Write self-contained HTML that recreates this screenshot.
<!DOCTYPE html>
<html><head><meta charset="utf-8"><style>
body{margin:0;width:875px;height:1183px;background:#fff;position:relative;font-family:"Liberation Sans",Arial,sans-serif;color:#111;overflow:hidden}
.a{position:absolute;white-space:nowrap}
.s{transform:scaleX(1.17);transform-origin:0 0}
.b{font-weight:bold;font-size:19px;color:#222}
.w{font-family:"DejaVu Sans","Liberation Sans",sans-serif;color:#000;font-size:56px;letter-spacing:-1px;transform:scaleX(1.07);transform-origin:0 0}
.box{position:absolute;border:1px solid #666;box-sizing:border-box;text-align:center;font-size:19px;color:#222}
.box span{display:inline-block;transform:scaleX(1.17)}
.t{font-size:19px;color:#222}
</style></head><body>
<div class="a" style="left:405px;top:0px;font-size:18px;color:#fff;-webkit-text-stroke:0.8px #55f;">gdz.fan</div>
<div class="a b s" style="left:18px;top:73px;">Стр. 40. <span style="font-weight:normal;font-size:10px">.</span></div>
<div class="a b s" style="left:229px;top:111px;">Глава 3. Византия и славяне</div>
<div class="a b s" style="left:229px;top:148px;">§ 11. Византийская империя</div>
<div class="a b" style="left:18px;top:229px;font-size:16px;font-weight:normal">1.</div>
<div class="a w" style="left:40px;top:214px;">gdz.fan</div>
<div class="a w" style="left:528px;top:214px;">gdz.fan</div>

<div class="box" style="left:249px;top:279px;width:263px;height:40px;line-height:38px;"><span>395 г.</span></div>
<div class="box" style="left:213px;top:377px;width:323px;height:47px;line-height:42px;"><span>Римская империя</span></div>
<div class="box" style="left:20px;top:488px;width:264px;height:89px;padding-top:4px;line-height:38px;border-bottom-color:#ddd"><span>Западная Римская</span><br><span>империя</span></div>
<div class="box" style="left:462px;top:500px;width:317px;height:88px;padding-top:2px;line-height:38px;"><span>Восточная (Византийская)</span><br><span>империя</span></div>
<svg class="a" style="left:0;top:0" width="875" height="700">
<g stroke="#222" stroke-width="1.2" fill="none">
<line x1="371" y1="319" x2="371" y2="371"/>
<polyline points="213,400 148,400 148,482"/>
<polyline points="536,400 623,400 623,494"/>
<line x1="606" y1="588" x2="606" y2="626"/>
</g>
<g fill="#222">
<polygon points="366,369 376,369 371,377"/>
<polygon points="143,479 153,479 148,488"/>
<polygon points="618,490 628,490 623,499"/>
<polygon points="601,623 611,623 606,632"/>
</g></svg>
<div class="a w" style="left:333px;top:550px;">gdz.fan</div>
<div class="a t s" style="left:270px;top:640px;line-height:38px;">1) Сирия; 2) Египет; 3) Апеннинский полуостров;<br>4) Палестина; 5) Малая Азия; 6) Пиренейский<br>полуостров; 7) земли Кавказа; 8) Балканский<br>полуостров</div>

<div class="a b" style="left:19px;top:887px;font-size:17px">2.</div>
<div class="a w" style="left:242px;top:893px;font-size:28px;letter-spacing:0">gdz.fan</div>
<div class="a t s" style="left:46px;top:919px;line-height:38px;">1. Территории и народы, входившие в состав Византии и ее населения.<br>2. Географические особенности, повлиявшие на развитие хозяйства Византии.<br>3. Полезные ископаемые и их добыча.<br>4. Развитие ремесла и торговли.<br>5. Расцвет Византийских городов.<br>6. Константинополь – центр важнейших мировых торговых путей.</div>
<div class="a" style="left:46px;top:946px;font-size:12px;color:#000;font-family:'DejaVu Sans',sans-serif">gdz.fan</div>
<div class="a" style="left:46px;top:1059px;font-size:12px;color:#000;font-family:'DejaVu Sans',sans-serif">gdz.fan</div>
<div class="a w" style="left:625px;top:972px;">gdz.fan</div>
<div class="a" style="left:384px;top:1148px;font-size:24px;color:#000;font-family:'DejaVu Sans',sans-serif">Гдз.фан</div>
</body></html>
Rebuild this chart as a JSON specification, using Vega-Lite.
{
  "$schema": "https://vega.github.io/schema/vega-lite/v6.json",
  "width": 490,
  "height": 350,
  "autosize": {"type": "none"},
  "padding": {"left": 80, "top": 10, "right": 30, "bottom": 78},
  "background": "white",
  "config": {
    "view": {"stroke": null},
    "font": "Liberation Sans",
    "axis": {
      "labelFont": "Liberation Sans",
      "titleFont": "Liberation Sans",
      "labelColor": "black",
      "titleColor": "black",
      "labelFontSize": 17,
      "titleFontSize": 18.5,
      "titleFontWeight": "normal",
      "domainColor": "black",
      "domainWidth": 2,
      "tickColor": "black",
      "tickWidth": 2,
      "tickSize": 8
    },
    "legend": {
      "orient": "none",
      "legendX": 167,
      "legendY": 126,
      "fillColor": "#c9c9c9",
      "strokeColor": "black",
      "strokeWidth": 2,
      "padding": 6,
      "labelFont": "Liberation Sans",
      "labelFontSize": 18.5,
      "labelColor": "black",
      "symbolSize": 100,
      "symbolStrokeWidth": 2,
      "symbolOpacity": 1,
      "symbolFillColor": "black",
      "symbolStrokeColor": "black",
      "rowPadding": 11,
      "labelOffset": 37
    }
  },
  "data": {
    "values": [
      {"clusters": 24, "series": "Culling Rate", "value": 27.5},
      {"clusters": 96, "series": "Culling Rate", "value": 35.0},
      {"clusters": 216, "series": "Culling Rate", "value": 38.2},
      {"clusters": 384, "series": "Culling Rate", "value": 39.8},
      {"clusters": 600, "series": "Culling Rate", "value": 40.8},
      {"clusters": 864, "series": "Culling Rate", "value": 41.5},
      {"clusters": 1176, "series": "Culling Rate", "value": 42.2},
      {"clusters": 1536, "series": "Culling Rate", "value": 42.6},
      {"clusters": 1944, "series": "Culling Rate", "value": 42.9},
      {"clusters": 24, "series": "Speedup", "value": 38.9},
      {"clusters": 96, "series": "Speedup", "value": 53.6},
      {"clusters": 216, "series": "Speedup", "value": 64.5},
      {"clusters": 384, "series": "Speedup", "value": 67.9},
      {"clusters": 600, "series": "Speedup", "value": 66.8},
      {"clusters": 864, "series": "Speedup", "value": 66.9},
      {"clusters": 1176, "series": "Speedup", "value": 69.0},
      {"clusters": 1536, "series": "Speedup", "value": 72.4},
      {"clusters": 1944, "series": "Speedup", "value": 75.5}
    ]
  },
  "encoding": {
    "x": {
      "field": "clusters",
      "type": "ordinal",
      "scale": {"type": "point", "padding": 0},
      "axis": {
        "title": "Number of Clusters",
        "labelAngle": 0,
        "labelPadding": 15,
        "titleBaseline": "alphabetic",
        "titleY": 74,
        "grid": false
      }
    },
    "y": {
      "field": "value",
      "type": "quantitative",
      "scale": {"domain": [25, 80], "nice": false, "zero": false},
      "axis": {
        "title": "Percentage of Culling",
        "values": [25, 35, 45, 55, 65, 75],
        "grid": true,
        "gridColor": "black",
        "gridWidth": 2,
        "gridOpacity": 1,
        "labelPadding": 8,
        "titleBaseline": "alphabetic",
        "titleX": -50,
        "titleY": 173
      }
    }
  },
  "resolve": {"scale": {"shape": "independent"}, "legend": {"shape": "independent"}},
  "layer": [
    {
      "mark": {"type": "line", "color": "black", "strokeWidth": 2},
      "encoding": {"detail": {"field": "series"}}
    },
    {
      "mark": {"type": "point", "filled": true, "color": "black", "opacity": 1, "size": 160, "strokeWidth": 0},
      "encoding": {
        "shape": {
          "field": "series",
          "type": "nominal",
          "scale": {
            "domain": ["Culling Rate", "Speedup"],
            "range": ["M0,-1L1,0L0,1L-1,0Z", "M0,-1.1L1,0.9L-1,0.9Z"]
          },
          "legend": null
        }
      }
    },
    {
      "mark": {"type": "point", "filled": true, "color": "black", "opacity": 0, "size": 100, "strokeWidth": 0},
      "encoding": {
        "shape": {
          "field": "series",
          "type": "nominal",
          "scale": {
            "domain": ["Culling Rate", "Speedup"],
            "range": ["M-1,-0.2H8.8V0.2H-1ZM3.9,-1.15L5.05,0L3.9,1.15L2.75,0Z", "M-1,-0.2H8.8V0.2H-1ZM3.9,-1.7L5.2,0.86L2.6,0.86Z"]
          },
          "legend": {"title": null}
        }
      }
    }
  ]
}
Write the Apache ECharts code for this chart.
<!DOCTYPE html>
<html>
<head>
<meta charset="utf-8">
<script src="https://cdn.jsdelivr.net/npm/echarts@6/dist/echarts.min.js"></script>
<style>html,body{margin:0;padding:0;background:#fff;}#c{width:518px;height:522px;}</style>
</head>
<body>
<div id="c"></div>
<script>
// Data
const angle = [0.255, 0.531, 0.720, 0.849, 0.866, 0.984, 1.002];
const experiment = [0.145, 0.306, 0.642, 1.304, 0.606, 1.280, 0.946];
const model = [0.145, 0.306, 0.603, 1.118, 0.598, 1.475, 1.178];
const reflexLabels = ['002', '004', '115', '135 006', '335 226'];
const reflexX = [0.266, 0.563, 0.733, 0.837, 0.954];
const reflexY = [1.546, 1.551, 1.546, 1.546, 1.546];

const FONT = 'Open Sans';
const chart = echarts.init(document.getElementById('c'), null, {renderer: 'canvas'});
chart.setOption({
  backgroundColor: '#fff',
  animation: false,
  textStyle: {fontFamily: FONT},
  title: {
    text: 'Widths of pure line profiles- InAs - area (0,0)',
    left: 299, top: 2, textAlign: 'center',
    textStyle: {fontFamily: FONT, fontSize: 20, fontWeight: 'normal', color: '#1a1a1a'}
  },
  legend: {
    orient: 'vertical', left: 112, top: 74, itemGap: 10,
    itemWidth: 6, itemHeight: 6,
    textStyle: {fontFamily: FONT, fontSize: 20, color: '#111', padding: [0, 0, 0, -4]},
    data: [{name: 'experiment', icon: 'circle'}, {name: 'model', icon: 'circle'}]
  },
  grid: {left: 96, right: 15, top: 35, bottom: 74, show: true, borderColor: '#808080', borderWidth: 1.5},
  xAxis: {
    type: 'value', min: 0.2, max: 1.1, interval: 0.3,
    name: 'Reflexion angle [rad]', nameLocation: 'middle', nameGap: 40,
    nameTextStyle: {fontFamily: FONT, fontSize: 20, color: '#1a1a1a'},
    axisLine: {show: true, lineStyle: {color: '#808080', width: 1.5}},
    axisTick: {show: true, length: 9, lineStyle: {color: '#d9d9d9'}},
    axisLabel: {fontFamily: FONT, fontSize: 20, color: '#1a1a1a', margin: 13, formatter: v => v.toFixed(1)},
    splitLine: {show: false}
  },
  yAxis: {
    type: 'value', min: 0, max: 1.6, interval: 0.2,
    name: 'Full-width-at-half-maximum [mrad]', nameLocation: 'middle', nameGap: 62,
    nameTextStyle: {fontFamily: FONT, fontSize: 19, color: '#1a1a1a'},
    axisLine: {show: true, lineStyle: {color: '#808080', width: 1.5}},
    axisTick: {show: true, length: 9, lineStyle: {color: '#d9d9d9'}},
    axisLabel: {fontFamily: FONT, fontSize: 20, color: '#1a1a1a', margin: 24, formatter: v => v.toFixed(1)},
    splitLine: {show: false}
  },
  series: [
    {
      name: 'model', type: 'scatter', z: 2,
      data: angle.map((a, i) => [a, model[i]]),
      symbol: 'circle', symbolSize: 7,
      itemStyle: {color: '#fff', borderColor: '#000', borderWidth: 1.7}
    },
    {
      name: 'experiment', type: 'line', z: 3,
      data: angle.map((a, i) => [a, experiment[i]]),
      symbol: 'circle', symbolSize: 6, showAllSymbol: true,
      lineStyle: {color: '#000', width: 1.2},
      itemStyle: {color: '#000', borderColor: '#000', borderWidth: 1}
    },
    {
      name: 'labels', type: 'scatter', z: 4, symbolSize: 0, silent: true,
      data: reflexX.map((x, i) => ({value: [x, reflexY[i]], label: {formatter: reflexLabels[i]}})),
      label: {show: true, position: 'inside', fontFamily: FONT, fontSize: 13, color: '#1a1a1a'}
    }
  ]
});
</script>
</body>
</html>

◆ **Given request**
Go through the records line by line and count those containing the string "this". Give only the total.

◆ **Exercise solution**
3